* [Task statement]:
From the records below, please print only the lines from the one containing "Generate a web" through the one containing "0, 0, 0.012];", both included. Skip the pictures.

* [Supplied data]:
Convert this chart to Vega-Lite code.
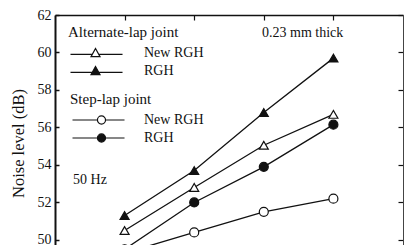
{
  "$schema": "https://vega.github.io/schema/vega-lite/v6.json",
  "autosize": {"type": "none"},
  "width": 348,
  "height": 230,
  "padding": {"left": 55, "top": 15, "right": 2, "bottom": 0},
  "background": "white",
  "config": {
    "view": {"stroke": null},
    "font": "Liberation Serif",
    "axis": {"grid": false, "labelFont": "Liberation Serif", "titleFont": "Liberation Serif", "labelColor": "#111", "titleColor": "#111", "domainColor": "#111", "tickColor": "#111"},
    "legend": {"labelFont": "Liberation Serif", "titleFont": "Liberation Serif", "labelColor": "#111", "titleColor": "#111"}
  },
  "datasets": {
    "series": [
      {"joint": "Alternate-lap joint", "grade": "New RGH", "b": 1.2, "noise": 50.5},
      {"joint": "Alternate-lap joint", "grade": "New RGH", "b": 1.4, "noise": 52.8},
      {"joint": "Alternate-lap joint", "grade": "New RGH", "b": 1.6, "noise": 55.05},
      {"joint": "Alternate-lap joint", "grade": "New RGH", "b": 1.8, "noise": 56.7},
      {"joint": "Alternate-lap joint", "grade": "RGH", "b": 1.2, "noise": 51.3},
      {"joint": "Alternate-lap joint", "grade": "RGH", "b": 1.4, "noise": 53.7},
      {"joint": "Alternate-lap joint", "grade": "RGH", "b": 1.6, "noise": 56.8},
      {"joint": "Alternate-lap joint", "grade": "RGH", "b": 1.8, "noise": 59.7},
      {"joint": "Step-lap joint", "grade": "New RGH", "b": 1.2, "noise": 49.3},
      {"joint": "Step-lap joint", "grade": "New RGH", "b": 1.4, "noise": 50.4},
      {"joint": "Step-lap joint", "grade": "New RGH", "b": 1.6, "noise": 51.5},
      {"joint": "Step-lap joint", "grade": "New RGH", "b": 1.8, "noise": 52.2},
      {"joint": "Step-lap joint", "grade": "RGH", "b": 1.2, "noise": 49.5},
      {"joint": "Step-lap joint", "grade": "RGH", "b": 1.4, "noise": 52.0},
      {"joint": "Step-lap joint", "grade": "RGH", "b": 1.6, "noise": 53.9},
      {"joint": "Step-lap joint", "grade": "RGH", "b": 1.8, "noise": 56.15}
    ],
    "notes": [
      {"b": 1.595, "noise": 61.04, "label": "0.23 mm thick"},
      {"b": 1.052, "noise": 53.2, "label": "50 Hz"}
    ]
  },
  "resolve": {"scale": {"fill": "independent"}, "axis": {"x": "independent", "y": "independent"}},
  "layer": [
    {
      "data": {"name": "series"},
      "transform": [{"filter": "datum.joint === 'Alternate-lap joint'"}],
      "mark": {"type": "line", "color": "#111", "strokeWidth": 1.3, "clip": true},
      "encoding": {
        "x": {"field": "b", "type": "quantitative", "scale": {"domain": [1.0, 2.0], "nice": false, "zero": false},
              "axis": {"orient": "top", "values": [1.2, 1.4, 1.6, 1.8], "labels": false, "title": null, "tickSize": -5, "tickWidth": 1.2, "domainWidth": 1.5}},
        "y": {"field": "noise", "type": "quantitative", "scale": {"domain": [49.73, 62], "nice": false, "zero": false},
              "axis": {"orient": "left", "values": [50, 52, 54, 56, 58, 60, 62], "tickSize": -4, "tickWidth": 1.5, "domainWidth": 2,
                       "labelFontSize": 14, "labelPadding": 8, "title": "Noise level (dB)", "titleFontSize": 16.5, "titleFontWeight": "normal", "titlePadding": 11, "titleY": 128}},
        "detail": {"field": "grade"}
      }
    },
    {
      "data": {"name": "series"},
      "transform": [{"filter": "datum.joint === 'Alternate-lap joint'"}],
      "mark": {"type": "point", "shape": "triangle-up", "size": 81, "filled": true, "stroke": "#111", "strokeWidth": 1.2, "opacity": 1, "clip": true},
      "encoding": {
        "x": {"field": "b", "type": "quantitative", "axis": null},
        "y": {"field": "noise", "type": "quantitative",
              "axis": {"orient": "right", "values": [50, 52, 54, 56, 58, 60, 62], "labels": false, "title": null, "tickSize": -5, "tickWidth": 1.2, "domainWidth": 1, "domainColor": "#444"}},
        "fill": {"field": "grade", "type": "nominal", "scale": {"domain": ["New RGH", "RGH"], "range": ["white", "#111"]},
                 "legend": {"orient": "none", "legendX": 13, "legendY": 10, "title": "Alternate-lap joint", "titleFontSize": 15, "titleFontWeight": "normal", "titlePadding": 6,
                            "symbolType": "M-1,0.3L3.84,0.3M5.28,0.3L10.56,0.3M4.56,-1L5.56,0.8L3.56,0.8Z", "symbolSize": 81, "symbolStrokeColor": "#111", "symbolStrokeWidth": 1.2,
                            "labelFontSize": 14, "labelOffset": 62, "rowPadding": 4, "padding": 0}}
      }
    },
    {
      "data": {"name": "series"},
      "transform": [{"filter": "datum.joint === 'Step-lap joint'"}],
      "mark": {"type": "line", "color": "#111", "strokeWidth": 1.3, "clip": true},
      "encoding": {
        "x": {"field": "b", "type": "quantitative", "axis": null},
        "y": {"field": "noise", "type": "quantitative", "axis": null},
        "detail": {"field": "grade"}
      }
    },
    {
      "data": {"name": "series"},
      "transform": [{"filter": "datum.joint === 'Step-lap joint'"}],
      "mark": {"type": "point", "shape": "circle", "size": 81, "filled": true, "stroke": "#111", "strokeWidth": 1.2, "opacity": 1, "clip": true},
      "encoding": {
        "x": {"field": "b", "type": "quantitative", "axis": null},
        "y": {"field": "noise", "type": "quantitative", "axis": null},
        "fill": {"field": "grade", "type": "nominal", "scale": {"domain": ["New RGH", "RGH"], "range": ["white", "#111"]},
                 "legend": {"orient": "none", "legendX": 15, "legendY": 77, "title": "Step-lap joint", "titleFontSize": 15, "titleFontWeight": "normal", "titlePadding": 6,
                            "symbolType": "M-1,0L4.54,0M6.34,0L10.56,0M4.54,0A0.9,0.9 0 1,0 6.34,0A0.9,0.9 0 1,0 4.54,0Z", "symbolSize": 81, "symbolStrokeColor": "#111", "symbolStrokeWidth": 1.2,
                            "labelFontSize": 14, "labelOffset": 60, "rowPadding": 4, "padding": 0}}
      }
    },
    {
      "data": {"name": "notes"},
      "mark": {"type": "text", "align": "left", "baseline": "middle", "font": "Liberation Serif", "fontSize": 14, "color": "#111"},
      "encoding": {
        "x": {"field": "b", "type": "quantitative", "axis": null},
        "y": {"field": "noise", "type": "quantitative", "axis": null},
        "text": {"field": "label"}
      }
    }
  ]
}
---
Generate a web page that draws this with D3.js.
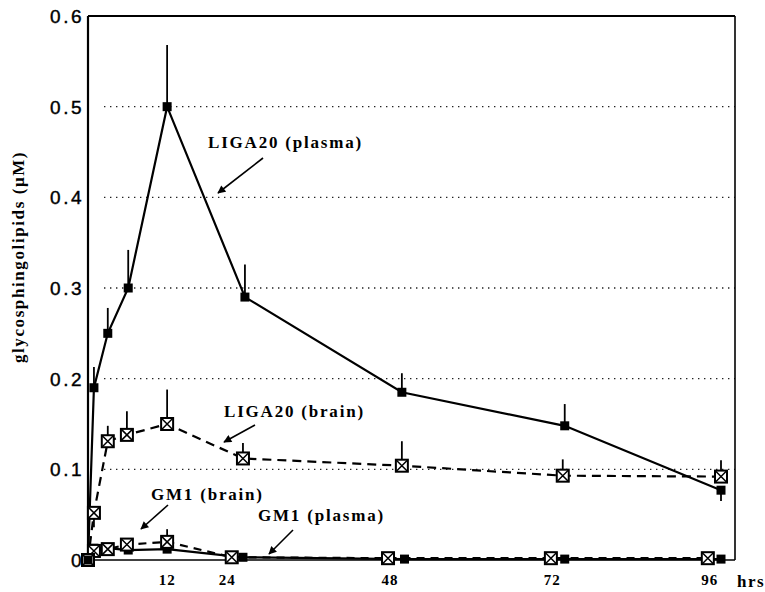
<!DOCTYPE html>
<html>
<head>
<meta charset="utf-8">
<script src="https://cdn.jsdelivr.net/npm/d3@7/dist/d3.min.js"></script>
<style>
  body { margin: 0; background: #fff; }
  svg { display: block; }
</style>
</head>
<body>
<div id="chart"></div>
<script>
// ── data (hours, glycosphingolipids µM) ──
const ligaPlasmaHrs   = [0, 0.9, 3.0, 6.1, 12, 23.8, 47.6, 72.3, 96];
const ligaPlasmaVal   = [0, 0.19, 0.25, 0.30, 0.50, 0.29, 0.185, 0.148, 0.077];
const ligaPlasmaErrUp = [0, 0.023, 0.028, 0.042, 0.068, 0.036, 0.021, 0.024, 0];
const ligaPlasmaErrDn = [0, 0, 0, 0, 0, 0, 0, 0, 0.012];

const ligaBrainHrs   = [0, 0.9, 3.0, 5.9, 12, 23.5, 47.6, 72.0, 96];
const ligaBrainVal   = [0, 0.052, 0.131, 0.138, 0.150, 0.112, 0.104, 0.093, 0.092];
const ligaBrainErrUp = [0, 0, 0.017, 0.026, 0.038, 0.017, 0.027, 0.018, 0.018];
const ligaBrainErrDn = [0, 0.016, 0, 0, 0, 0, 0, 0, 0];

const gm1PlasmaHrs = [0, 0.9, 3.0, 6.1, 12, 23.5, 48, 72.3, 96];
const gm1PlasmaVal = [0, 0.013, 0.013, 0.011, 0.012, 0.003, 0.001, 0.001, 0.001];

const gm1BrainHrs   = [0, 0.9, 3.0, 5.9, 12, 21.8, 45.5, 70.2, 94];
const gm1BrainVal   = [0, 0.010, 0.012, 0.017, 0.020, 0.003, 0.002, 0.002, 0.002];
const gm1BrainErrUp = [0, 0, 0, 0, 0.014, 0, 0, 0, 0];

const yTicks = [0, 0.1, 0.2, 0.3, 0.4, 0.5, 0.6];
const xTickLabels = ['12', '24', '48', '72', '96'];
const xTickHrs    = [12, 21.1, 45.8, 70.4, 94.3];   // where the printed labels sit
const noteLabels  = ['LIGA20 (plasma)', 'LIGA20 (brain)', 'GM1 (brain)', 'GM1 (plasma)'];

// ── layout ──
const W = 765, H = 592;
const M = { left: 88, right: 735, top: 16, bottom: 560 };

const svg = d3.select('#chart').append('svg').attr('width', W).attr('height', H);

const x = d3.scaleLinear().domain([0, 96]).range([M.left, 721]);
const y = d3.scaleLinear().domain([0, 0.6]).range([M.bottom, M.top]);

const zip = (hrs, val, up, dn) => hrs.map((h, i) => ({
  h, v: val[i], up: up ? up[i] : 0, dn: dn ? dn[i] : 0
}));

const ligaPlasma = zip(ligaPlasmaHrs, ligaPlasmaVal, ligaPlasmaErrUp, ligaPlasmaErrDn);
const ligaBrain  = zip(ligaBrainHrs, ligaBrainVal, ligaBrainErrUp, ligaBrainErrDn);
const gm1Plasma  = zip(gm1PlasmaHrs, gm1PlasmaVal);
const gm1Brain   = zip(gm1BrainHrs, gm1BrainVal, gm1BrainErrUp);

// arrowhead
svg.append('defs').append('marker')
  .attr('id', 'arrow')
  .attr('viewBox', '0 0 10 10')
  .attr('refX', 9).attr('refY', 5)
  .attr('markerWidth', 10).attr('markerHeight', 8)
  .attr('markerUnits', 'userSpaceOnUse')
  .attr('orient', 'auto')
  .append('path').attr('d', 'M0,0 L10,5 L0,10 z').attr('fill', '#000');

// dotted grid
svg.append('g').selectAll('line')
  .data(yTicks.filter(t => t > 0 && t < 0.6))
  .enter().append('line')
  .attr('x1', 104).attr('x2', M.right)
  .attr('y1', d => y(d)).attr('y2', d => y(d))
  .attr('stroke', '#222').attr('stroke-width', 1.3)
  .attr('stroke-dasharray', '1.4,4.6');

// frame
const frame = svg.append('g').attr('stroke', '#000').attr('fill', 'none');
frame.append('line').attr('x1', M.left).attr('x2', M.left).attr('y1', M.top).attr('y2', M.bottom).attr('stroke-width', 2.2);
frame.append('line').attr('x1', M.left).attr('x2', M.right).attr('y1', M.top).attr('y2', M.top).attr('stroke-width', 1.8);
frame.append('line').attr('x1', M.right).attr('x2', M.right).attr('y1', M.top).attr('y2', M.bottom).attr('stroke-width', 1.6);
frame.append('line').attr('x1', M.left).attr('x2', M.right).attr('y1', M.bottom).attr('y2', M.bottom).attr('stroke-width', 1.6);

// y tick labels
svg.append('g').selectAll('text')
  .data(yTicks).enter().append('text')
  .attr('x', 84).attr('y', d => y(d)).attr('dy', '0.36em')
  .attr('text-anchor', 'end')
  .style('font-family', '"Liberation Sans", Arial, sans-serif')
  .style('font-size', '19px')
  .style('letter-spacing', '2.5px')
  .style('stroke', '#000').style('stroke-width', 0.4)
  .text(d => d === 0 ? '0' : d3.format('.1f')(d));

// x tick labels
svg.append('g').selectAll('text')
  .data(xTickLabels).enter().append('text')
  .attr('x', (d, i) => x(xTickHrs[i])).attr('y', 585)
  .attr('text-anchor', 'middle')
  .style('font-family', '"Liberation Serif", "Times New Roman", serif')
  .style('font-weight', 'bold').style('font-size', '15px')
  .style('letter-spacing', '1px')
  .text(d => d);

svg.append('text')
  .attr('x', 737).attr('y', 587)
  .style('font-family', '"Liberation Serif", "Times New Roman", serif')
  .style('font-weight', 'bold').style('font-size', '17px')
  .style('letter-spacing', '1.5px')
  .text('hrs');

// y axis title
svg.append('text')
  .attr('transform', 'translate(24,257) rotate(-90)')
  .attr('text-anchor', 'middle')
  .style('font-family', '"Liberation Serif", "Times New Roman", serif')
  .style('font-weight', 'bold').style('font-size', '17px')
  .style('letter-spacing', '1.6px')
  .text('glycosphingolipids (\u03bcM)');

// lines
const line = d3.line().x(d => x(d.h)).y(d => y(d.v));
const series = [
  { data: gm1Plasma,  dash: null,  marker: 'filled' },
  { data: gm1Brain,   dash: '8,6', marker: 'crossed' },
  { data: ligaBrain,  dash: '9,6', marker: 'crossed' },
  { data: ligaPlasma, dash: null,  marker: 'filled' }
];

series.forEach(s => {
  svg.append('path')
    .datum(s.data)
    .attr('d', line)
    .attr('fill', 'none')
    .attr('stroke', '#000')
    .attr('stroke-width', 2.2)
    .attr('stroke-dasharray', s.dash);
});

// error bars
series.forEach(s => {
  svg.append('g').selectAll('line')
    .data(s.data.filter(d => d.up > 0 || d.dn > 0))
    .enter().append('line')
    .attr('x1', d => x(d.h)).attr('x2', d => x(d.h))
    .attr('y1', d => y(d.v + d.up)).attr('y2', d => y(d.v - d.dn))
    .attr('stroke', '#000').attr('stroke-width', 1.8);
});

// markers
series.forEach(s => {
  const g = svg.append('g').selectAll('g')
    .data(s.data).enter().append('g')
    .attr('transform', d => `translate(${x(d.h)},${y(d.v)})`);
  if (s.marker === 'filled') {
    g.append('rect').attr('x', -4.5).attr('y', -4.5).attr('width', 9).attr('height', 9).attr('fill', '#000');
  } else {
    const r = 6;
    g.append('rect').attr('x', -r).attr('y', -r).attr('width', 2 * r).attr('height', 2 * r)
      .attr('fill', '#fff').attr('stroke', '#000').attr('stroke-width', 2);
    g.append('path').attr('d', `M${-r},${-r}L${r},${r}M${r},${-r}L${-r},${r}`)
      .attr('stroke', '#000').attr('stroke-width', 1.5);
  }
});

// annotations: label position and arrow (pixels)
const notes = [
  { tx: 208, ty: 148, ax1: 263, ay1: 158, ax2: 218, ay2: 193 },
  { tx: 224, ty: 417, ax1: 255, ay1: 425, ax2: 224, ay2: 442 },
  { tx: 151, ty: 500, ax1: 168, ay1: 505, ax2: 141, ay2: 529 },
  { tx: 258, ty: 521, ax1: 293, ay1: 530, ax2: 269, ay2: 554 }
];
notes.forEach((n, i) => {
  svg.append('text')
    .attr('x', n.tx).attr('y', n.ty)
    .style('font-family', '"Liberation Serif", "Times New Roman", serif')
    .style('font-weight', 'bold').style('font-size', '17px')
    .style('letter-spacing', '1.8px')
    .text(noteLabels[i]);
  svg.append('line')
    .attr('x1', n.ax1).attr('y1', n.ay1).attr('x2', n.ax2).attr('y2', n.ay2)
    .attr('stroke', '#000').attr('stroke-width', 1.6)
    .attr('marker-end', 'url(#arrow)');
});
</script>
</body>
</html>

* [Finished answer]:
Generate a web page that draws this with D3.js.
<!DOCTYPE html>
<html>
<head>
<meta charset="utf-8">
<script src="https://cdn.jsdelivr.net/npm/d3@7/dist/d3.min.js"></script>
<style>
  body { margin: 0; background: #fff; }
  svg { display: block; }
</style>
</head>
<body>
<div id="chart"></div>
<script>
// ── data (hours, glycosphingolipids µM) ──
const ligaPlasmaHrs   = [0, 0.9, 3.0, 6.1, 12, 23.8, 47.6, 72.3, 96];
const ligaPlasmaVal   = [0, 0.19, 0.25, 0.30, 0.50, 0.29, 0.185, 0.148, 0.077];
const ligaPlasmaErrUp = [0, 0.023, 0.028, 0.042, 0.068, 0.036, 0.021, 0.024, 0];
const ligaPlasmaErrDn = [0, 0, 0, 0, 0, 0, 0, 0, 0.012];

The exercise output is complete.